Brewing Water Report

As brewers, we tend to focus on a subset of water attributes that are known to have great impact on the brewing process and finished product. The 2017 averages (all measurements are in ppm except pH) for those brewing centric categories are:

Montebello Ashburton
2017 Low High 2017 Low High
pH 7.8 93% 102% 7.8 98% 103%
Hardness (CaCO3) 116 96% 104% 80 93% 104%
Calcium (Ca) 30 94% 110% 21 93% 112%
Magnesium (Mg) 9 94% 107% 6 97% 106%
Sodium (Na) 20 88% 113% 19 91% 107%
Sulfate (SO4) 17 85% 122% 13 91% 135%
Chloride (Cl) 53 91% 123% 42 98% 103%

Baltimore’s water is low-moderate in hardness and is relatively low in flavor ions (chlorides being the exception). Ashburton water is a touch softer than Montebello, but across the board the water content is largely the same. All told, it’s a great starting point for brewers.

Mr. Consistency

Month-to-month the water changes very little, drifting off its averages about 5% in either direction. Further, when we look year over year, the levels recorded in the data set are quite stable.

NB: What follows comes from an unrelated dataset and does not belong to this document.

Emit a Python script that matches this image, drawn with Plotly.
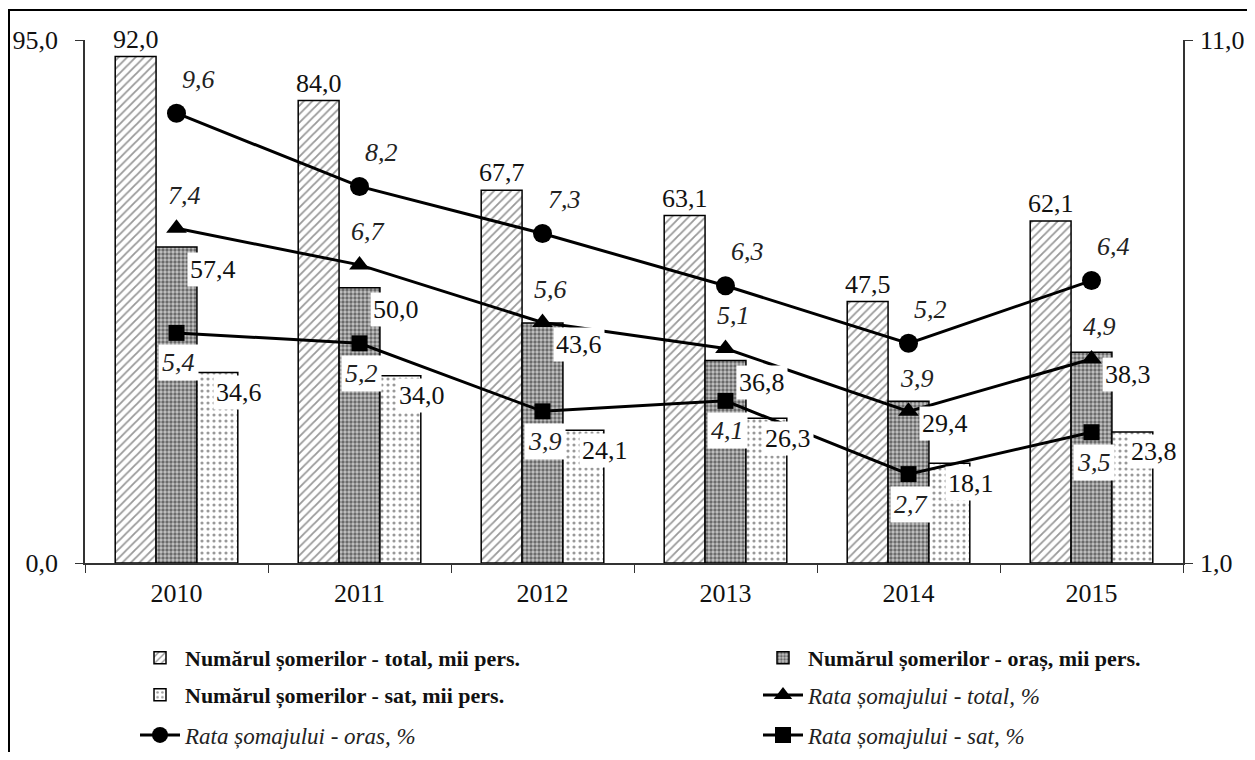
import plotly.graph_objects as go
from plotly.subplots import make_subplots

years = ["2010", "2011", "2012", "2013", "2014", "2015"]
someri_total = [92.0, 84.0, 67.7, 63.1, 47.5, 62.1]
someri_oras = [57.4, 50.0, 43.6, 36.8, 29.4, 38.3]
someri_sat = [34.6, 34.0, 24.1, 26.3, 18.1, 23.8]
rata_total = [7.4, 6.7, 5.6, 5.1, 3.9, 4.9]
rata_oras = [9.6, 8.2, 7.3, 6.3, 5.2, 6.4]
rata_sat = [5.4, 5.2, 3.9, 4.1, 2.7, 3.5]

names = [
    "Numărul șomerilor - total, mii pers.",
    "Numărul șomerilor - oraș, mii pers.",
    "Numărul șomerilor - sat, mii pers.",
    "Rata șomajului - total, %",
    "Rata șomajului - oras, %",
    "Rata șomajului - sat, %",
]
left_ticks = [0, 95]
right_ticks = [1, 11]


def fmt(v):
    return f"{v:.1f}".replace(".", ",")


FONT = "Liberation Serif"
OFF = 8                      # browser body margin
W, H = 1255 - 2 * OFF, 760 - 2 * OFF
ML, MT = 85 - OFF, 40 - OFF
PW, PH = 1098, 523
MR, MB = W - ML - PW, H - MT - PH
FS = 26

fig = make_subplots(specs=[[{"secondary_y": True}]])

bar_line = dict(color="black", width=1.5)
fig.add_trace(go.Bar(
    x=years, y=someri_total, name=names[0], legend="legend", showlegend=True,
    marker=dict(color="white", line=bar_line,
                pattern=dict(shape="/", size=6, solidity=0.3, fgcolor="#333", bgcolor="white")),
    text=[fmt(v) for v in someri_total], textposition="outside",
    textfont=dict(family=FONT, size=FS, color="#111"), constraintext="none", cliponaxis=False,
), secondary_y=False)
fig.add_trace(go.Bar(
    x=years, y=someri_oras, name=names[1], legend="legend2", showlegend=True,
    marker=dict(color="#bbbbbb", line=bar_line,
                pattern=dict(shape=".", size=4, solidity=0.55, fgcolor="#111", bgcolor="#c4c4c4")),
), secondary_y=False)
fig.add_trace(go.Bar(
    x=years, y=someri_sat, name=names[2], legend="legend3", showlegend=True,
    marker=dict(color="white", line=bar_line,
                pattern=dict(shape=".", size=6, solidity=0.22, fgcolor="#333", bgcolor="white")),
), secondary_y=False)

line_style = dict(color="black", width=3)
fig.add_trace(go.Scatter(
    x=years, y=rata_total, name=names[3], legend="legend4", mode="lines+markers", showlegend=True,
    line=line_style, marker=dict(symbol="triangle-up", size=18, color="black"),
    cliponaxis=False,
), secondary_y=True)
fig.add_trace(go.Scatter(
    x=years, y=rata_oras, name=names[4], legend="legend5", mode="lines+markers", showlegend=True,
    line=line_style, marker=dict(symbol="circle", size=19, color="black"),
    cliponaxis=False,
), secondary_y=True)
fig.add_trace(go.Scatter(
    x=years, y=rata_sat, name=names[5], legend="legend6", mode="lines+markers", showlegend=True,
    line=line_style, marker=dict(symbol="square", size=16, color="black"),
    cliponaxis=False,
), secondary_y=True)

annotations = []
num_font = dict(family=FONT, size=FS, color="#111")
ital_font = dict(family=FONT, size=FS, color="#222", style="italic")
for i, yr in enumerate(years):
    annotations.append(dict(x=i, y=someri_oras[i], xref="x", yref="y", text=fmt(someri_oras[i]),
                            showarrow=False, xshift=36, yshift=-22, font=num_font,
                            bgcolor="white", borderpad=2))
    annotations.append(dict(x=i, y=someri_sat[i], xref="x", yref="y", text=fmt(someri_sat[i]),
                            showarrow=False, xshift=62, yshift=-20, font=num_font,
                            bgcolor="white", borderpad=2))
    annotations.append(dict(x=i, y=rata_oras[i], xref="x", yref="y2", text=fmt(rata_oras[i]),
                            showarrow=False, xshift=22, yshift=34, font=ital_font))
    annotations.append(dict(x=i, y=rata_total[i], xref="x", yref="y2", text=fmt(rata_total[i]),
                            showarrow=False, xshift=8, yshift=33, font=ital_font))
    annotations.append(dict(x=i, y=rata_sat[i], xref="x", yref="y2", text=fmt(rata_sat[i]),
                            showarrow=False, xshift=2, yshift=-30, font=ital_font,
                            bgcolor="white", borderpad=3))


def px_x(p):
    return (p - OFF - ML) / PW


def px_y(p):
    return (MT + PH - (p - OFF)) / PH


shapes = [
    dict(type="line", xref="paper", yref="paper", x0=px_x(9), x1=px_x(9), y0=px_y(10), y1=px_y(760),
         line=dict(color="black", width=2)),
    dict(type="line", xref="paper", yref="paper", x0=px_x(8), x1=px_x(1255), y0=px_y(10), y1=px_y(10),
         line=dict(color="black", width=2)),
]

bar_leg_font = dict(family=FONT, size=22, color="#111", weight="bold")
line_leg_font = dict(family=FONT, size=23, color="#222", style="italic")


def leg(x_text, y_px, font):
    return dict(orientation="h", xanchor="left", yanchor="middle",
                xref="container", yref="container",
                x=(x_text - 50 - OFF) / W, y=1 - (y_px - OFF) / H,
                bgcolor="rgba(0,0,0,0)", font=font, itemwidth=40)


col1, col2 = 185, 808
fig.update_layout(
    width=W, height=H,
    margin=dict(l=ML, r=MR, t=MT, b=MB, autoexpand=False),
    showlegend=True,
    plot_bgcolor="white", paper_bgcolor="white",
    barmode="group", bargap=0.33, bargroupgap=0,
    font=dict(family=FONT, size=FS, color="#111"),
    annotations=annotations, shapes=shapes,
    legend=leg(col1, 658, bar_leg_font),
    legend2=leg(col2, 658, bar_leg_font),
    legend3=leg(col1, 695, bar_leg_font),
    legend4=leg(col2, 695, line_leg_font),
    legend5=leg(col1, 735, line_leg_font),
    legend6=leg(col2, 735, line_leg_font),
)
fig.update_xaxes(type="category", tickson="boundaries", ticks="outside", ticklen=8,
                 domain=[0, 1],
                 tickcolor="#333", showline=True, linecolor="#333", linewidth=1.5,
                 showgrid=False, ticklabelstandoff=6,
                 tickfont=dict(family=FONT, size=FS, color="#111"))
fig.update_yaxes(range=[0, 95], tickvals=left_ticks, ticktext=[fmt(v) for v in left_ticks],
                 ticks="outside", ticklen=8, tickcolor="#333", showline=True, linecolor="#333",
                 linewidth=1.5, showgrid=False, zeroline=False, ticklabelstandoff=12,
                 tickfont=dict(family=FONT, size=FS, color="#111"), secondary_y=False)
fig.update_yaxes(range=[1, 11], tickvals=right_ticks, ticktext=[fmt(v) for v in right_ticks],
                 ticks="outside", ticklen=8, tickcolor="#333", showline=True, linecolor="#333",
                 linewidth=1.5, showgrid=False, zeroline=False, ticklabelstandoff=2,
                 tickfont=dict(family=FONT, size=FS, color="#111"), secondary_y=True)

fig.write_html("out.html")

2015 2016 2017 3-Year Avg Std % Std
pH 7.8 7.8 7.8 7.8 0.01 0%
Hardness (CaCO3) 106 106 116 109.2 5.51 5%
Calcium (Ca) 28 29 30 28.9 0.87 3%
Magnesium (Mg) 8 9 9 8.7 0.37 4%
Sodium (Na) 24 21 20 21.7 2.04 9%
Sulfate (SO4) 20 16 17 17.9 2.08 12%
Chloride (Cl) 64 52 53 56.3 7.08 13%
2015 2016 2017 3-Year Avg Std % Std
pH 7.8 7.7 7.8 7.7 0.05 1%
Hardness (CaCO3) 73 74 80 75.5 3.55 5%
Calcium (Ca) 20 21 21 20.5 0.67 3%
Magnesium (Mg) 5 6 6 5.8 0.32 6%
Sodium (Na) 20 19 19 19.2 0.53 3%
Sulfate (SO4) 12 12 13 12.5 0.90 7%
Chloride (Cl) 43 41 42 42.0 1.04 2%

So now that we know what’s in it, what does it mean?

A Tale of Two SRMs

If you’re on municipal water it doesn’t matter much which plant you are drawing from when managing your mash pH. Let’s examine the stories of two very different beers. In both examples, we’ll assume a batch sparge system with 75% efficiency & typical volumes, a target of 5 gallons into carboy, and an original specific gravity reading of 1.050; some fairly common targets and methods.

We’ll start by brewing a pale beer, say a pilsner. For our grist we’ll use 100% Pils Malt and treat our Baltimore tap water with only a Campden tablet for Chlorine. How much Acidulated malt do we need to hit a a target mash pH of 5.3?

  • On the Montebello Supply we’d need 5.1%.
  • On the Ashburton Supply we’d need 4.9%.

Now let’s consider the other end of the spectrum. A stout with a grain bill of 80% UK Pale, 10% C80, & 10% Roast Barley. How much Acidulated malt do we need to hit a target mash pH of 5.3?

  • On the Montebello Supply we’d need 2.1%.
  • On the Ashburton Supply we’d need 1.8%.

The amount of Acidulated malt required for each beer is almost identical regardless of the municipal source. Both sources are comparably low in Calcium, Sulfate, and Chloride, making it fairly straightforward to adjust the flavor ions using Gypsum (CaSO4) and Calcium Chloride (CaCl2). Additionally, if the water isn’t soft enough for your brew diluting with to a 1:1 ratio with distilled water will approximate the famous Pilsen water profile to a surprising degree.

Wrapping It Up

All considered, Baltimore’s municipal water is an asset to any local brewer and, with minimal effort, can be tweaked to a variety of profiles. Perhaps it is no wonder that Baltimore developed a rich brewing tradition rapidly after founding.

No matter how you decide to manage your water on brew day we hope this series of articles has shed a little light on the history, operation, and content of the Baltimore municipal water supply. The water here has the potential to make great beer.

Cheers and happy homebrewing!


  1. Baltimore tap water contains low levels of free chlorine. There are many strategies to remove it.
  2. Baltimore occasionally pulls water from the Susquehanna during times of drought or excess demand. There may be intermittent periods when the water profile differs significantly from the data shown here.
  3. This data is taken from water leaving the filtration plants. While many of our club members report it as being consistent with water content tests from their home faucets, getting a water report from your tap is the recommended way to calibrate your brewing water calculations.